* **Given data**:
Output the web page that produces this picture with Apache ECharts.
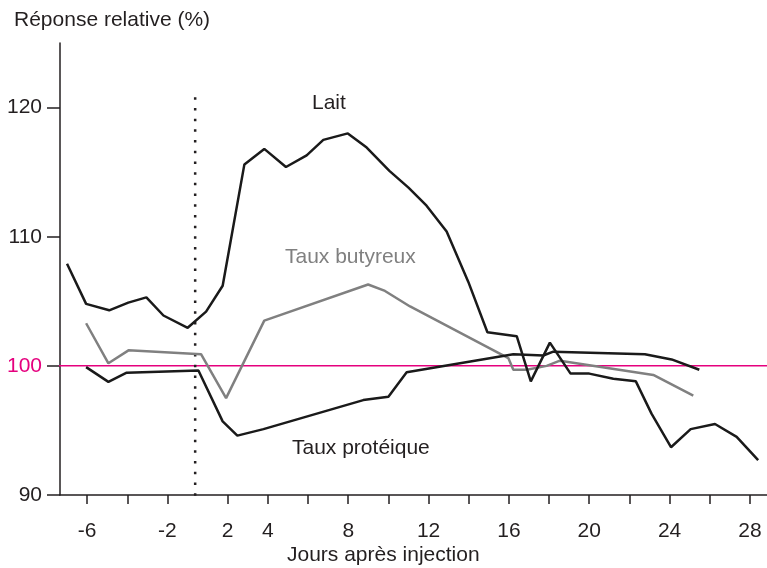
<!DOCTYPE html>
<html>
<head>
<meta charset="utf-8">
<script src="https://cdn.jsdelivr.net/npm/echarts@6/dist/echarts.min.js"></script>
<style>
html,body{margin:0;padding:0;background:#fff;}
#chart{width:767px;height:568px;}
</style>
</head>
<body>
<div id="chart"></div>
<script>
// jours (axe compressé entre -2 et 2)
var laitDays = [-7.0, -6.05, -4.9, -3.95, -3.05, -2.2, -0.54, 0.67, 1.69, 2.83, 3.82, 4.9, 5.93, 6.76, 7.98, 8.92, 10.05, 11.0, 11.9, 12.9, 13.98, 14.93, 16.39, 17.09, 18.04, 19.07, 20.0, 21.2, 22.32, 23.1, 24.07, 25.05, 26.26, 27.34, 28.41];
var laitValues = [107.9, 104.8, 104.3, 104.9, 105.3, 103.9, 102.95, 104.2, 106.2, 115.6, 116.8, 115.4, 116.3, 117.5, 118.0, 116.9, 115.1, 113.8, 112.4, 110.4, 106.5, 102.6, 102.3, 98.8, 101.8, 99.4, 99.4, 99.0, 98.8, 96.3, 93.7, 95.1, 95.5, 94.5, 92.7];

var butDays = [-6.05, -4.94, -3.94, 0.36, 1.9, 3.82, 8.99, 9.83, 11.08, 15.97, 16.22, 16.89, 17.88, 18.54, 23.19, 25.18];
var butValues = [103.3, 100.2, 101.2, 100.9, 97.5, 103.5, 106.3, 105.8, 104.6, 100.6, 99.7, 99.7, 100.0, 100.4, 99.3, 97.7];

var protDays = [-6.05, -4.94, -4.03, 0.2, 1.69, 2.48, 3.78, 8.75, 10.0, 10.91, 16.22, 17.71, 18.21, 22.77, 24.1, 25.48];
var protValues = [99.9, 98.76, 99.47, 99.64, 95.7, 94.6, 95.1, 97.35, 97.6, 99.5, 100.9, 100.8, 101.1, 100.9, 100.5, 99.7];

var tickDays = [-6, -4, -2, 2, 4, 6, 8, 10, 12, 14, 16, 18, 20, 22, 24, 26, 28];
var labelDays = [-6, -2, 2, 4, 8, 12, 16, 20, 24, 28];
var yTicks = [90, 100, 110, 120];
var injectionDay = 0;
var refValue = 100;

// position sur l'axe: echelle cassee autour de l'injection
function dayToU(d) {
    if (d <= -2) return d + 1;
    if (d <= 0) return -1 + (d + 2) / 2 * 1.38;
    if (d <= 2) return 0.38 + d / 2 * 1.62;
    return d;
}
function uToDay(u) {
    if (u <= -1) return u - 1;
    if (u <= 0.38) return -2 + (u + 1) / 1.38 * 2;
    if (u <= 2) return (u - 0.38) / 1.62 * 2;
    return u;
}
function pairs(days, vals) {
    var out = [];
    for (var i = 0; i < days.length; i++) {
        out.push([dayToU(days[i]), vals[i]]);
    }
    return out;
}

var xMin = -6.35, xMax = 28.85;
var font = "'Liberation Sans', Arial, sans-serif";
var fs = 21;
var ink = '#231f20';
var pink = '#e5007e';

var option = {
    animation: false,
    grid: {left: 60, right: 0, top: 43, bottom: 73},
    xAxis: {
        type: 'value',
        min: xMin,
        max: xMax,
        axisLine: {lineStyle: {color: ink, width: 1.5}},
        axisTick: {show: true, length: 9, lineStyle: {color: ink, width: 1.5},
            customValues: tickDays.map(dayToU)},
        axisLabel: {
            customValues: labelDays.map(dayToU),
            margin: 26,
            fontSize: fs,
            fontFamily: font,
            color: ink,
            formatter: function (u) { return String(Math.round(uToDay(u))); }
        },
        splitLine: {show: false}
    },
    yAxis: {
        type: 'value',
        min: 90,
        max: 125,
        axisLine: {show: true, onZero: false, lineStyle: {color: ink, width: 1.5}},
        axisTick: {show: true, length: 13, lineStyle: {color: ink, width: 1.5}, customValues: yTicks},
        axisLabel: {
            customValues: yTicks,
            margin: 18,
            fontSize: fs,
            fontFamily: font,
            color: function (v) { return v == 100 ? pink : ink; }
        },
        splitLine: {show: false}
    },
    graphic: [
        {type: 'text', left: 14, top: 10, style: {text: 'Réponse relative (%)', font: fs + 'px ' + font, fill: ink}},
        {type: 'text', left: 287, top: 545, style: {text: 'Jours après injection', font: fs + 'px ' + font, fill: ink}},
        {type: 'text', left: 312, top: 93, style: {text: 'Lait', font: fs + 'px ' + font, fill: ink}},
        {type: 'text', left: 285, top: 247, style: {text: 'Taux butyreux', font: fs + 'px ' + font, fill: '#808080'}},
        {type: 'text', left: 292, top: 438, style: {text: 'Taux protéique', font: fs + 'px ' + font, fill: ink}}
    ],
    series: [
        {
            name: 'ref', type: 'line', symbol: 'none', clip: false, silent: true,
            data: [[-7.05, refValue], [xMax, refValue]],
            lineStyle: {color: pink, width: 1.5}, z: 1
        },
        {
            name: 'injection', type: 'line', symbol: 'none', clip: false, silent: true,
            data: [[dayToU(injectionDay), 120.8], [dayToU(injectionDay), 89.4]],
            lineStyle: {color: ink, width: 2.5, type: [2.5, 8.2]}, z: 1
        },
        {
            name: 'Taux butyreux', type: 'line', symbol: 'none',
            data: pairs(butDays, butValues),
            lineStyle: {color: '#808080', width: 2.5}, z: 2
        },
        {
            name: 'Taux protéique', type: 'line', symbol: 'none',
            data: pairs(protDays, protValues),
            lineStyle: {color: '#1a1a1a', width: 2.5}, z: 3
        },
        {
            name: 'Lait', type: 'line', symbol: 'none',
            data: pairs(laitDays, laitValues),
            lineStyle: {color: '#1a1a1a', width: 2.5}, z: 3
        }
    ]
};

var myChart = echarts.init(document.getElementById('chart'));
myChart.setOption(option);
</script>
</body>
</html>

* **Exercise description**: Make an exact copy of the data above, pictures excluded.

* **Output of the exercise**:
Output the web page that produces this picture with Apache ECharts.
<!DOCTYPE html>
<html>
<head>
<meta charset="utf-8">
<script src="https://cdn.jsdelivr.net/npm/echarts@6/dist/echarts.min.js"></script>
<style>
html,body{margin:0;padding:0;background:#fff;}
#chart{width:767px;height:568px;}
</style>
</head>
<body>
<div id="chart"></div>
<script>
// jours (axe compressé entre -2 et 2)
var laitDays = [-7.0, -6.05, -4.9, -3.95, -3.05, -2.2, -0.54, 0.67, 1.69, 2.83, 3.82, 4.9, 5.93, 6.76, 7.98, 8.92, 10.05, 11.0, 11.9, 12.9, 13.98, 14.93, 16.39, 17.09, 18.04, 19.07, 20.0, 21.2, 22.32, 23.1, 24.07, 25.05, 26.26, 27.34, 28.41];
var laitValues = [107.9, 104.8, 104.3, 104.9, 105.3, 103.9, 102.95, 104.2, 106.2, 115.6, 116.8, 115.4, 116.3, 117.5, 118.0, 116.9, 115.1, 113.8, 112.4, 110.4, 106.5, 102.6, 102.3, 98.8, 101.8, 99.4, 99.4, 99.0, 98.8, 96.3, 93.7, 95.1, 95.5, 94.5, 92.7];

var butDays = [-6.05, -4.94, -3.94, 0.36, 1.9, 3.82, 8.99, 9.83, 11.08, 15.97, 16.22, 16.89, 17.88, 18.54, 23.19, 25.18];
var butValues = [103.3, 100.2, 101.2, 100.9, 97.5, 103.5, 106.3, 105.8, 104.6, 100.6, 99.7, 99.7, 100.0, 100.4, 99.3, 97.7];

var protDays = [-6.05, -4.94, -4.03, 0.2, 1.69, 2.48, 3.78, 8.75, 10.0, 10.91, 16.22, 17.71, 18.21, 22.77, 24.1, 25.48];
var protValues = [99.9, 98.76, 99.47, 99.64, 95.7, 94.6, 95.1, 97.35, 97.6, 99.5, 100.9, 100.8, 101.1, 100.9, 100.5, 99.7];

var tickDays = [-6, -4, -2, 2, 4, 6, 8, 10, 12, 14, 16, 18, 20, 22, 24, 26, 28];
var labelDays = [-6, -2, 2, 4, 8, 12, 16, 20, 24, 28];
var yTicks = [90, 100, 110, 120];
var injectionDay = 0;
var refValue = 100;

// position sur l'axe: echelle cassee autour de l'injection
function dayToU(d) {
    if (d <= -2) return d + 1;
    if (d <= 0) return -1 + (d + 2) / 2 * 1.38;
    if (d <= 2) return 0.38 + d / 2 * 1.62;
    return d;
}
function uToDay(u) {
    if (u <= -1) return u - 1;
    if (u <= 0.38) return -2 + (u + 1) / 1.38 * 2;
    if (u <= 2) return (u - 0.38) / 1.62 * 2;
    return u;
}
function pairs(days, vals) {
    var out = [];
    for (var i = 0; i < days.length; i++) {
        out.push([dayToU(days[i]), vals[i]]);
    }
    return out;
}

var xMin = -6.35, xMax = 28.85;
var font = "'Liberation Sans', Arial, sans-serif";
var fs = 21;
var ink = '#231f20';
var pink = '#e5007e';

var option = {
    animation: false,
    grid: {left: 60, right: 0, top: 43, bottom: 73},
    xAxis: {
        type: 'value',
        min: xMin,
        max: xMax,
        axisLine: {lineStyle: {color: ink, width: 1.5}},
        axisTick: {show: true, length: 9, lineStyle: {color: ink, width: 1.5},
            customValues: tickDays.map(dayToU)},
        axisLabel: {
            customValues: labelDays.map(dayToU),
            margin: 26,
            fontSize: fs,
            fontFamily: font,
            color: ink,
            formatter: function (u) { return String(Math.round(uToDay(u))); }
        },
        splitLine: {show: false}
    },
    yAxis: {
        type: 'value',
        min: 90,
        max: 125,
        axisLine: {show: true, onZero: false, lineStyle: {color: ink, width: 1.5}},
        axisTick: {show: true, length: 13, lineStyle: {color: ink, width: 1.5}, customValues: yTicks},
        axisLabel: {
            customValues: yTicks,
            margin: 18,
            fontSize: fs,
            fontFamily: font,
            color: function (v) { return v == 100 ? pink : ink; }
        },
        splitLine: {show: false}
    },
    graphic: [
        {type: 'text', left: 14, top: 10, style: {text: 'Réponse relative (%)', font: fs + 'px ' + font, fill: ink}},
        {type: 'text', left: 287, top: 545, style: {text: 'Jours après injection', font: fs + 'px ' + font, fill: ink}},
        {type: 'text', left: 312, top: 93, style: {text: 'Lait', font: fs + 'px ' + font, fill: ink}},
        {type: 'text', left: 285, top: 247, style: {text: 'Taux butyreux', font: fs + 'px ' + font, fill: '#808080'}},
        {type: 'text', left: 292, top: 438, style: {text: 'Taux protéique', font: fs + 'px ' + font, fill: ink}}
    ],
    series: [
        {
            name: 'ref', type: 'line', symbol: 'none', clip: false, silent: true,
            data: [[-7.05, refValue], [xMax, refValue]],
            lineStyle: {color: pink, width: 1.5}, z: 1
        },
        {
            name: 'injection', type: 'line', symbol: 'none', clip: false, silent: true,
            data: [[dayToU(injectionDay), 120.8], [dayToU(injectionDay), 89.4]],
            lineStyle: {color: ink, width: 2.5, type: [2.5, 8.2]}, z: 1
        },
        {
            name: 'Taux butyreux', type: 'line', symbol: 'none',
            data: pairs(butDays, butValues),
            lineStyle: {color: '#808080', width: 2.5}, z: 2
        },
        {
            name: 'Taux protéique', type: 'line', symbol: 'none',
            data: pairs(protDays, protValues),
            lineStyle: {color: '#1a1a1a', width: 2.5}, z: 3
        },
        {
            name: 'Lait', type: 'line', symbol: 'none',
            data: pairs(laitDays, laitValues),
            lineStyle: {color: '#1a1a1a', width: 2.5}, z: 3
        }
    ]
};

var myChart = echarts.init(document.getElementById('chart'));
myChart.setOption(option);
</script>
</body>
</html>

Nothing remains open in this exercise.